[Records excerpted from a collection]
◆ ◆ ◆ ◆ ◆

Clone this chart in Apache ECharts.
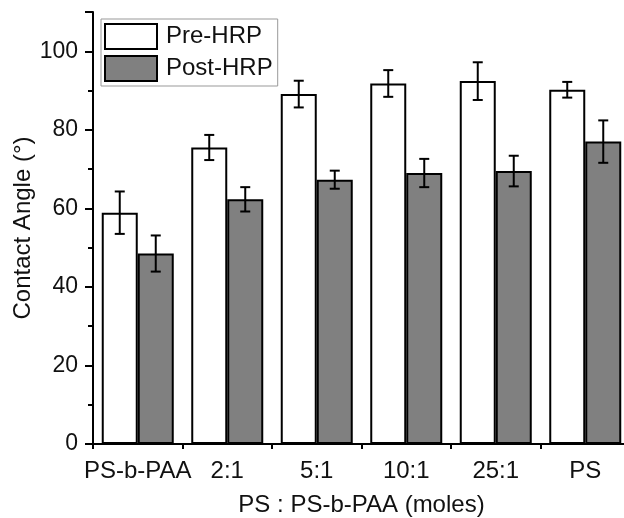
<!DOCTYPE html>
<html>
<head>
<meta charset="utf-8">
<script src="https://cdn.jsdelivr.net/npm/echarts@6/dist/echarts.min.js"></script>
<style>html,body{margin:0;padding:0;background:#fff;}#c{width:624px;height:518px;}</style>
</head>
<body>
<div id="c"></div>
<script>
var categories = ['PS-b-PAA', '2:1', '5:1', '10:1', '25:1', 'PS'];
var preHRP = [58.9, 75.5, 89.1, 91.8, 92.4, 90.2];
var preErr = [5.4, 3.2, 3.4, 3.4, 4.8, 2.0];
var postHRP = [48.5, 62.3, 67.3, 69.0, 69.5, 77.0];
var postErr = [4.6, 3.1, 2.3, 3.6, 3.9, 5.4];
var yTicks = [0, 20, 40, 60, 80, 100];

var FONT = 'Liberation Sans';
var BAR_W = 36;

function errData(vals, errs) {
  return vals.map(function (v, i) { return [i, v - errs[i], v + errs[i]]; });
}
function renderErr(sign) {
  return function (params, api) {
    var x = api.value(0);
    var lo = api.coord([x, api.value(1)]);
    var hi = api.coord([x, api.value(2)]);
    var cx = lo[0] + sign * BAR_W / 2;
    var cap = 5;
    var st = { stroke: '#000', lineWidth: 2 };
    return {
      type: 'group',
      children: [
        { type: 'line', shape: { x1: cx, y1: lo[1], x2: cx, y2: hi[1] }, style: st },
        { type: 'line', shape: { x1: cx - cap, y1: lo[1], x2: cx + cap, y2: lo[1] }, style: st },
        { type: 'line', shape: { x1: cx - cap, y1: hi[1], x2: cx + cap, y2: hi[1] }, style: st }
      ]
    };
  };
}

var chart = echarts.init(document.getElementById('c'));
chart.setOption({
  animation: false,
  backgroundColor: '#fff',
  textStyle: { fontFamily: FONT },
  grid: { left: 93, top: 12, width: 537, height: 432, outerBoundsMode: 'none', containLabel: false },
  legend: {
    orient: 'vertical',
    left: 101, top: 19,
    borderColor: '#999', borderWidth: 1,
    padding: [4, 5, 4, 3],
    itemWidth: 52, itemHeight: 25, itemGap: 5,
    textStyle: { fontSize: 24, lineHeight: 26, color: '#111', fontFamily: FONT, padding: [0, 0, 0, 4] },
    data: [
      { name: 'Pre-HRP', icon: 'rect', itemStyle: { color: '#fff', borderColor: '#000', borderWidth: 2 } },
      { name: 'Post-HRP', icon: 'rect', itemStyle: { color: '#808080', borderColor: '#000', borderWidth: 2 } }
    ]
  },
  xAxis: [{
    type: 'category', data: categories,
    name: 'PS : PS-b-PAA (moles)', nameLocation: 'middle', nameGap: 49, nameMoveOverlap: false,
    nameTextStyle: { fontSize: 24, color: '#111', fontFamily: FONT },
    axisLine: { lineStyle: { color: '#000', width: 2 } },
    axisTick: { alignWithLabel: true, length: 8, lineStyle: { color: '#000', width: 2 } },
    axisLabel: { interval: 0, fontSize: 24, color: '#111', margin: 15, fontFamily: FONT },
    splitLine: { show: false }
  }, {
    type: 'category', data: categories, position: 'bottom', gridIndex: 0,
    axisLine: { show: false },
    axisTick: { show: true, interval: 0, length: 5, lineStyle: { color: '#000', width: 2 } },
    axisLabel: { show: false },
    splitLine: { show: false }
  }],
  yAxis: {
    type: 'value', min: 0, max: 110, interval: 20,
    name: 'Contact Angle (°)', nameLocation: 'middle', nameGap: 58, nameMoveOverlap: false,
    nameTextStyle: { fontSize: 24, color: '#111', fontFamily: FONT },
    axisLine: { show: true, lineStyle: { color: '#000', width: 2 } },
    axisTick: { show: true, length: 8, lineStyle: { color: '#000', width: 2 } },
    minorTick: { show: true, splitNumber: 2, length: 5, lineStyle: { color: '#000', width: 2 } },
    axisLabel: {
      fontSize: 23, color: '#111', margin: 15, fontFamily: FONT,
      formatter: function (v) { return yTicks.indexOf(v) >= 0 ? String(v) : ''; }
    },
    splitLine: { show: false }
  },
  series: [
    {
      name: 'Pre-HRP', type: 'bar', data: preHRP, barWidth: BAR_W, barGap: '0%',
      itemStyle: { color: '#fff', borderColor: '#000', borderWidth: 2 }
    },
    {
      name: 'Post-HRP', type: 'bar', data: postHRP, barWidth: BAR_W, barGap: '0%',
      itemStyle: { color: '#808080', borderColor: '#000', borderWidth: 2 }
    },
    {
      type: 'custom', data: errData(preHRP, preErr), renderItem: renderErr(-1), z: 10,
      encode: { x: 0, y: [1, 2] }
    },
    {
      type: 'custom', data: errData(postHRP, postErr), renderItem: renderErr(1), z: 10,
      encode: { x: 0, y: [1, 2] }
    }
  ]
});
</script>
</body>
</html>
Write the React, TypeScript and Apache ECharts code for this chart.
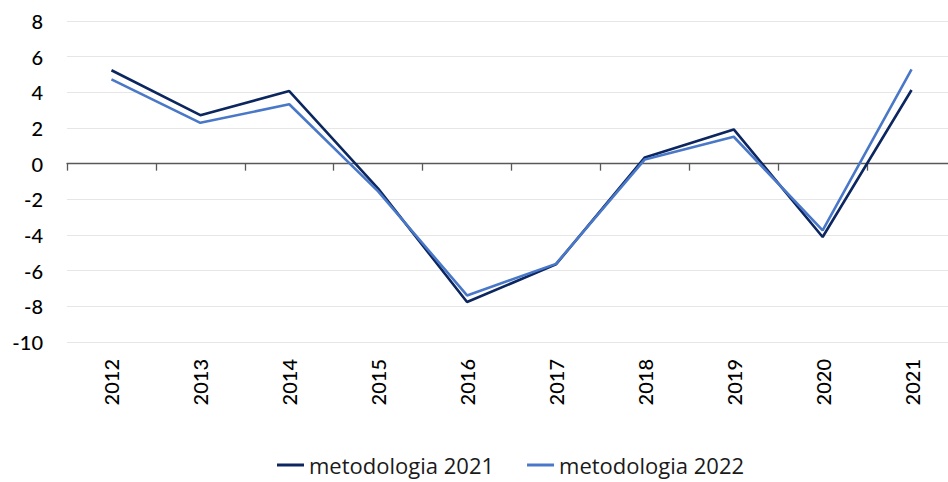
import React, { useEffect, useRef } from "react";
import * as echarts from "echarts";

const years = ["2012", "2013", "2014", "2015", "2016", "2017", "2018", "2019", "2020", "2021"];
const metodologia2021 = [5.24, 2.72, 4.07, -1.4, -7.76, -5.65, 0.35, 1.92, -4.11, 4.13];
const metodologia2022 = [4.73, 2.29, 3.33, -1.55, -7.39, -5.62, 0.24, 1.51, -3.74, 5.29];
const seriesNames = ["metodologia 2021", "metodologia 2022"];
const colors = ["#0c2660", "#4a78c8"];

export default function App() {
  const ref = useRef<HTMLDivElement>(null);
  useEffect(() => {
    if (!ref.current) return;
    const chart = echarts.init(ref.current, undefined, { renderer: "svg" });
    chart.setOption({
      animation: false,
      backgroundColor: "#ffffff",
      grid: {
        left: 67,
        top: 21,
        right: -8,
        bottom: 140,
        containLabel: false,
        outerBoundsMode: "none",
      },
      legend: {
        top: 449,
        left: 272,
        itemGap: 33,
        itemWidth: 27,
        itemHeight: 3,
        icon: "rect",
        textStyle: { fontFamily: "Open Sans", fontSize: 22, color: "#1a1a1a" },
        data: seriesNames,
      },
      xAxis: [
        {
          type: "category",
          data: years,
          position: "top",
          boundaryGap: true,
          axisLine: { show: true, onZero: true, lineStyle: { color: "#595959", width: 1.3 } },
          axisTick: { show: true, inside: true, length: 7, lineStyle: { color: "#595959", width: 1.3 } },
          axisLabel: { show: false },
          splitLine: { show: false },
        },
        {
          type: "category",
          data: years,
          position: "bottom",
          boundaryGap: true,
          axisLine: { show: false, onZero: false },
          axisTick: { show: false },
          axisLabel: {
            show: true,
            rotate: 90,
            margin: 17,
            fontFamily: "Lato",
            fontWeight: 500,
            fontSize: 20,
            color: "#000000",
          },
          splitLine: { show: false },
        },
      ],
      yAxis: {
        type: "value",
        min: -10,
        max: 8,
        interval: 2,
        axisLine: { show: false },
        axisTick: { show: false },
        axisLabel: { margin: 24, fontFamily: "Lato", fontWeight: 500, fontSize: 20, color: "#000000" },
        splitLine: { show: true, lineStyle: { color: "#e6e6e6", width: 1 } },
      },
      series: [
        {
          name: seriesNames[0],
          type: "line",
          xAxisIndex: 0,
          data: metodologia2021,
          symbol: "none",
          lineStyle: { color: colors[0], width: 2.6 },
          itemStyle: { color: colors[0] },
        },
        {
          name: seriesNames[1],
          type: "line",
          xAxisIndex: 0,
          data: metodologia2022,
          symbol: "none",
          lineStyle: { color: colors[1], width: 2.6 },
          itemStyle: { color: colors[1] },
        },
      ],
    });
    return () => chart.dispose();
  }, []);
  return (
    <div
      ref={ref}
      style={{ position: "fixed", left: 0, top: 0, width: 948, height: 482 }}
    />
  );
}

◆ ◆ ◆ ◆ ◆

**Goal**: In the records above, find each line with the word "React" and copy it.

**Written response**:
Write the React, TypeScript and Apache ECharts code for this chart.
import React, { useEffect, useRef } from "react";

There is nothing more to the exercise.